- _INSTRUCTIONS TO FOLLOW_
Make an exact copy, from the records below, of the lines from the line containing "Write a Python" to the line containing "y_ticks = [0, 2, 4, 6, 8, 10, 12]", both lines included, excluding pictures.

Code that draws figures
═══
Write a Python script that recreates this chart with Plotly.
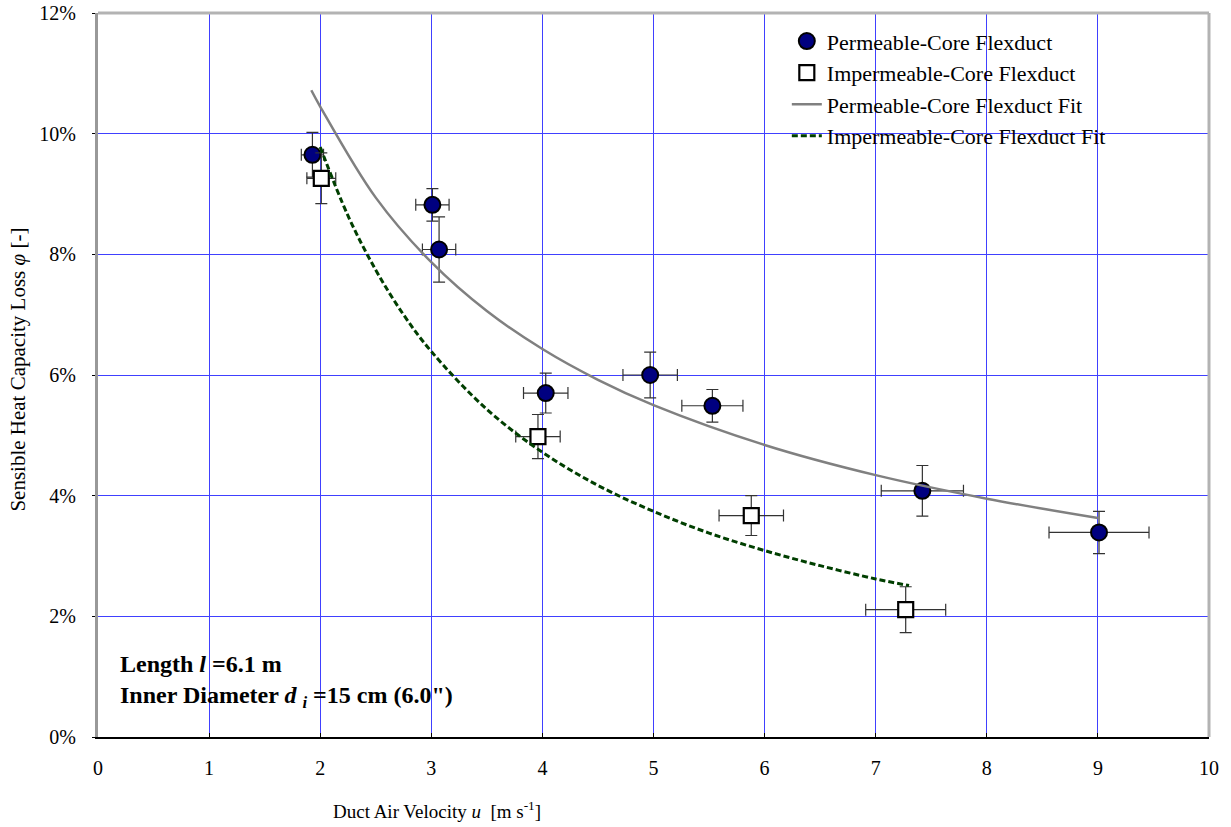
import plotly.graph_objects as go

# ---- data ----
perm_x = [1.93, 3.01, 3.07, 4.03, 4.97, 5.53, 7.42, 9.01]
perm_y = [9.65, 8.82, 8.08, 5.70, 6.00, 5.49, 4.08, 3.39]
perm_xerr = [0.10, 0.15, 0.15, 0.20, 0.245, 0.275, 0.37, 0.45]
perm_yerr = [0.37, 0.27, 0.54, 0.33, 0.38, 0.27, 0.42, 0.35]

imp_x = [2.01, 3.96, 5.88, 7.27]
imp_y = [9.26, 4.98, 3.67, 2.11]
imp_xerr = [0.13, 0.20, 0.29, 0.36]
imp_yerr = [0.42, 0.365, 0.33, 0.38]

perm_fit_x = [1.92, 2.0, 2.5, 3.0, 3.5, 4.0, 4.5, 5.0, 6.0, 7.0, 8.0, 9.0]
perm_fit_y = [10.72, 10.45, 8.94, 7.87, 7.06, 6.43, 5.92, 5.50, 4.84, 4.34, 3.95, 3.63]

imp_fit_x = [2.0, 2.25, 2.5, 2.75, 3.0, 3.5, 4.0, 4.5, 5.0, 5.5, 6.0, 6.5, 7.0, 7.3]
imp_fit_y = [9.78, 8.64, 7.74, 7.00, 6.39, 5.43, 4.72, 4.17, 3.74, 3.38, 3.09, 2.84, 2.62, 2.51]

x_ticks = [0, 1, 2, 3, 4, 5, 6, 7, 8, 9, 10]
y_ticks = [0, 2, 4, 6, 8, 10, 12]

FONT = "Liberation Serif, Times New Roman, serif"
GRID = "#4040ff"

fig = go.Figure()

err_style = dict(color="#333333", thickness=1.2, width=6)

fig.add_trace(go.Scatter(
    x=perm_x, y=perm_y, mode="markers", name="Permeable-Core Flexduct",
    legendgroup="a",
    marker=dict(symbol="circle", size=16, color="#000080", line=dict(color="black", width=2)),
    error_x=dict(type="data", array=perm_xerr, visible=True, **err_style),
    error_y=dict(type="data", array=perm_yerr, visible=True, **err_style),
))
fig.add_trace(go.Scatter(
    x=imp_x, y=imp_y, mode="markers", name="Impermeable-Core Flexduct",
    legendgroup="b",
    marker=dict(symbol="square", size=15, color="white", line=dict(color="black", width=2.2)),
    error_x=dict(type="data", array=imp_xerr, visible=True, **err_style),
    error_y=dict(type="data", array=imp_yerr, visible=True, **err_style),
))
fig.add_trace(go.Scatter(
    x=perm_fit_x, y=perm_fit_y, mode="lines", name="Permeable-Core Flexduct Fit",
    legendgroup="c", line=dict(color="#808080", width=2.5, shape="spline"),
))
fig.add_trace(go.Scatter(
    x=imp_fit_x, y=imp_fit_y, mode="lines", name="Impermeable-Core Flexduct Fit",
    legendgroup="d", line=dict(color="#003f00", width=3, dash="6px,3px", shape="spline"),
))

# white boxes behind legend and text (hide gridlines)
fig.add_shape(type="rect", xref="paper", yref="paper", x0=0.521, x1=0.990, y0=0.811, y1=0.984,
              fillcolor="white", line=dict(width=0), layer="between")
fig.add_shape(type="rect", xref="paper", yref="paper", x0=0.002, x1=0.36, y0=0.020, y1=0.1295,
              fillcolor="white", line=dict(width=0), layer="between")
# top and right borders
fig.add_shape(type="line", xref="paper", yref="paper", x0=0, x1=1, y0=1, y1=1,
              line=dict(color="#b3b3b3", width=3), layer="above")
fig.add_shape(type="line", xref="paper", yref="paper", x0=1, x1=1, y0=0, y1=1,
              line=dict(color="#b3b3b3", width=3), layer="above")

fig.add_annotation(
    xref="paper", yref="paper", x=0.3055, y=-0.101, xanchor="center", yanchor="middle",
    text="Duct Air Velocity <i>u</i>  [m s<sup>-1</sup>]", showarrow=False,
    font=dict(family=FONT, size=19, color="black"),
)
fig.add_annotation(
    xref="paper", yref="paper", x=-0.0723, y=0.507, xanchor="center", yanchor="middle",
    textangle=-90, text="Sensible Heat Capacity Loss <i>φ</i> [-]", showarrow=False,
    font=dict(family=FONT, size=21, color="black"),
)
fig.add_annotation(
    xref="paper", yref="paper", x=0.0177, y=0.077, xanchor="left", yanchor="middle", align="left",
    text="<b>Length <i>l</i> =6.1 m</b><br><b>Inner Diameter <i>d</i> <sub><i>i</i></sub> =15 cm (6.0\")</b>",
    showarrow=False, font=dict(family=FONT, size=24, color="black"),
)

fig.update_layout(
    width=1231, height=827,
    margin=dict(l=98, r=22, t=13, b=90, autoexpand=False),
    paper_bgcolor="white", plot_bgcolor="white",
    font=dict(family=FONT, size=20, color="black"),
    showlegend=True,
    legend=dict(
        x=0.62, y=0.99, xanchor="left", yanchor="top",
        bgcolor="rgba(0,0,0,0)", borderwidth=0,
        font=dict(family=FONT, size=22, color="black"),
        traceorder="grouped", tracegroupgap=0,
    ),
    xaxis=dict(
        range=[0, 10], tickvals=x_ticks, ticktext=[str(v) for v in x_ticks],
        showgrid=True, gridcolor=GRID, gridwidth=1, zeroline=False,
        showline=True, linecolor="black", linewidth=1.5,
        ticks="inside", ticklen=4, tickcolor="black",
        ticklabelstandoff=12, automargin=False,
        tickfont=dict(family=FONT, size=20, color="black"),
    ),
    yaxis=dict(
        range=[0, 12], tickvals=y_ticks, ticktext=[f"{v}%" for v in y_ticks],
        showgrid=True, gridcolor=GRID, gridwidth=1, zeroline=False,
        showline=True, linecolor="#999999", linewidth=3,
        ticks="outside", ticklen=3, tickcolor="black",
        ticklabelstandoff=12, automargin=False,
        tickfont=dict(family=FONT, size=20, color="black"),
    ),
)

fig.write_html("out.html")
═══
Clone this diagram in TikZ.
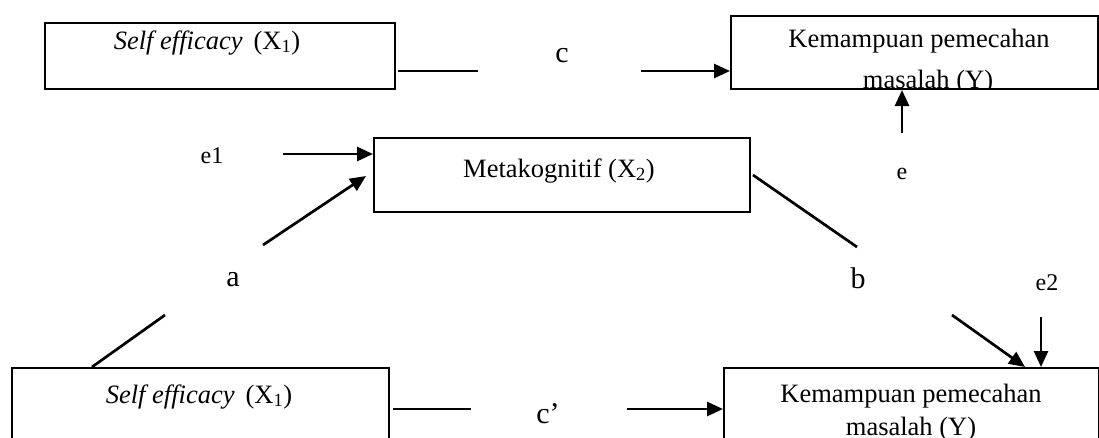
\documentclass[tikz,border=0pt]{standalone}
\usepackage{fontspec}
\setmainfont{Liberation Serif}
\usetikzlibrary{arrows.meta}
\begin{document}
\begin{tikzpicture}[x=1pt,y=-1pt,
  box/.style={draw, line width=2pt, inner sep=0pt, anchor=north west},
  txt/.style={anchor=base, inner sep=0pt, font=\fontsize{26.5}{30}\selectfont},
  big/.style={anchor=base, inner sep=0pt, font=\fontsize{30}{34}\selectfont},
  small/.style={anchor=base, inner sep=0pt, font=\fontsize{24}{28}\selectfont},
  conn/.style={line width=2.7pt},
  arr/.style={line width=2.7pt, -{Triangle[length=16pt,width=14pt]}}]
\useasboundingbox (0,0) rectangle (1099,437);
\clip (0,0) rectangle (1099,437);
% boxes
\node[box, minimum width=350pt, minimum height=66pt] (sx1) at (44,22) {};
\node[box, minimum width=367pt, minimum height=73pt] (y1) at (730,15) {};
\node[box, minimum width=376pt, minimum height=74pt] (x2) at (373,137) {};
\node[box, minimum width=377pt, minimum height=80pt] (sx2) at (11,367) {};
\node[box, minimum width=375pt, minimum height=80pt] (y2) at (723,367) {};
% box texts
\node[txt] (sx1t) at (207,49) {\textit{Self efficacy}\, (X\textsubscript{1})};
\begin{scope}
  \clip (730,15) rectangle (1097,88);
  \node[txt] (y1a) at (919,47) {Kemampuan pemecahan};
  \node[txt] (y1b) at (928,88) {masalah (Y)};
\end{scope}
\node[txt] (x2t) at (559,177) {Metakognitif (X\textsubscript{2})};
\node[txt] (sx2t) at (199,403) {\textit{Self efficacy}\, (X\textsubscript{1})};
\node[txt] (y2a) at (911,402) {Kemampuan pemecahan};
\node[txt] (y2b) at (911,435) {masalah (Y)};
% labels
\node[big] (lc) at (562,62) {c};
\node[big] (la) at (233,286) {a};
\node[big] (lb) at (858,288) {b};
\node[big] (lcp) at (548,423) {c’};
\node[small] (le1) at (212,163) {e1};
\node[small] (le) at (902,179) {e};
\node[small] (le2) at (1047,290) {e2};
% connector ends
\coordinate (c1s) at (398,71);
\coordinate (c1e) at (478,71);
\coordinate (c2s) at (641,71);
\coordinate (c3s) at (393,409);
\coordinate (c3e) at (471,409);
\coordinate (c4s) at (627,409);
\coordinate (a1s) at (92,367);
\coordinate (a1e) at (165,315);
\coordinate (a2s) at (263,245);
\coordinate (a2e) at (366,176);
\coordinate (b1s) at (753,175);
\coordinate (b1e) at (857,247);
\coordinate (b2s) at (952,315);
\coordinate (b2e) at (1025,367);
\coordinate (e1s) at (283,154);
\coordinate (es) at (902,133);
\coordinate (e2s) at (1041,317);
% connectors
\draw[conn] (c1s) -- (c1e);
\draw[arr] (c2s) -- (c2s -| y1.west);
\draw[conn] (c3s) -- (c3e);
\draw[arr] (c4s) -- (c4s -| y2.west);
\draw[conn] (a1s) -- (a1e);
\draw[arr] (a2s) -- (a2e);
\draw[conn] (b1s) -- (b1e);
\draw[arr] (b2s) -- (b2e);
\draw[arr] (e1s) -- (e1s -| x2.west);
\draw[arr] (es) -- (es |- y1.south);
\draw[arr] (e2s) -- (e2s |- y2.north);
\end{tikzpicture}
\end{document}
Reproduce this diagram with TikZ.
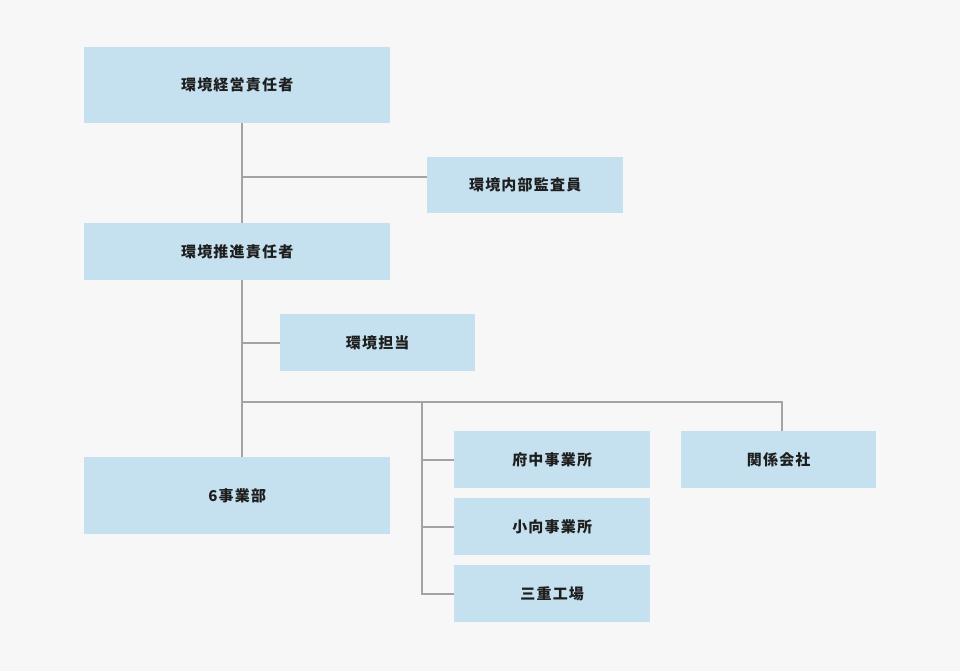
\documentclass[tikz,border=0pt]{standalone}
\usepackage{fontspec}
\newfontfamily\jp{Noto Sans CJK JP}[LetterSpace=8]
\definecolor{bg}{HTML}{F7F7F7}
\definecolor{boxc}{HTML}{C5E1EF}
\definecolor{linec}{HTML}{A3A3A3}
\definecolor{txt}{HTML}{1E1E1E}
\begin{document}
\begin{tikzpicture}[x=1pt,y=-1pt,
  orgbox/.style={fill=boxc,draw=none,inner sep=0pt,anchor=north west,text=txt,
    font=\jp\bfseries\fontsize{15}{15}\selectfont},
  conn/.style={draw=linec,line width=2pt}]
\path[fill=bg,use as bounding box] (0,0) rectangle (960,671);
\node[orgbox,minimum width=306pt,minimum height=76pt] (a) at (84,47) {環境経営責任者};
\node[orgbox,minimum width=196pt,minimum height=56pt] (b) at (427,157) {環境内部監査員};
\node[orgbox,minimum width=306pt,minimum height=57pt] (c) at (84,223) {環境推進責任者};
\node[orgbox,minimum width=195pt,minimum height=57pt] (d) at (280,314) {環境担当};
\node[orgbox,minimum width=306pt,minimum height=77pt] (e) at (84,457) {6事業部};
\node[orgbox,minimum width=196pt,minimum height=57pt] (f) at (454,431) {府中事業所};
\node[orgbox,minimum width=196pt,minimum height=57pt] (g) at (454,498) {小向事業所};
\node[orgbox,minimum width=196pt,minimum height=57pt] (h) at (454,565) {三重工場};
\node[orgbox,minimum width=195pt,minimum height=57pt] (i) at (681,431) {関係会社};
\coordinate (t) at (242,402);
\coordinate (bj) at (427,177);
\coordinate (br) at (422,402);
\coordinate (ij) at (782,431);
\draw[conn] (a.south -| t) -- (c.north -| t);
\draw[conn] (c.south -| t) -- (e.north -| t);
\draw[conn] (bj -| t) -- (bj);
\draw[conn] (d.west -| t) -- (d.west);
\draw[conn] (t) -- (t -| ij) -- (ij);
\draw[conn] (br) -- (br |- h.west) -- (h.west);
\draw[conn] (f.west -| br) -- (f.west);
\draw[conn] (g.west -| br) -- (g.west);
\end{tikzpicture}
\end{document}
═══
- _CORRECT RESULT_
Write a Python script that recreates this chart with Plotly.
import plotly.graph_objects as go

# ---- data ----
perm_x = [1.93, 3.01, 3.07, 4.03, 4.97, 5.53, 7.42, 9.01]
perm_y = [9.65, 8.82, 8.08, 5.70, 6.00, 5.49, 4.08, 3.39]
perm_xerr = [0.10, 0.15, 0.15, 0.20, 0.245, 0.275, 0.37, 0.45]
perm_yerr = [0.37, 0.27, 0.54, 0.33, 0.38, 0.27, 0.42, 0.35]

imp_x = [2.01, 3.96, 5.88, 7.27]
imp_y = [9.26, 4.98, 3.67, 2.11]
imp_xerr = [0.13, 0.20, 0.29, 0.36]
imp_yerr = [0.42, 0.365, 0.33, 0.38]

perm_fit_x = [1.92, 2.0, 2.5, 3.0, 3.5, 4.0, 4.5, 5.0, 6.0, 7.0, 8.0, 9.0]
perm_fit_y = [10.72, 10.45, 8.94, 7.87, 7.06, 6.43, 5.92, 5.50, 4.84, 4.34, 3.95, 3.63]

imp_fit_x = [2.0, 2.25, 2.5, 2.75, 3.0, 3.5, 4.0, 4.5, 5.0, 5.5, 6.0, 6.5, 7.0, 7.3]
imp_fit_y = [9.78, 8.64, 7.74, 7.00, 6.39, 5.43, 4.72, 4.17, 3.74, 3.38, 3.09, 2.84, 2.62, 2.51]

x_ticks = [0, 1, 2, 3, 4, 5, 6, 7, 8, 9, 10]
y_ticks = [0, 2, 4, 6, 8, 10, 12]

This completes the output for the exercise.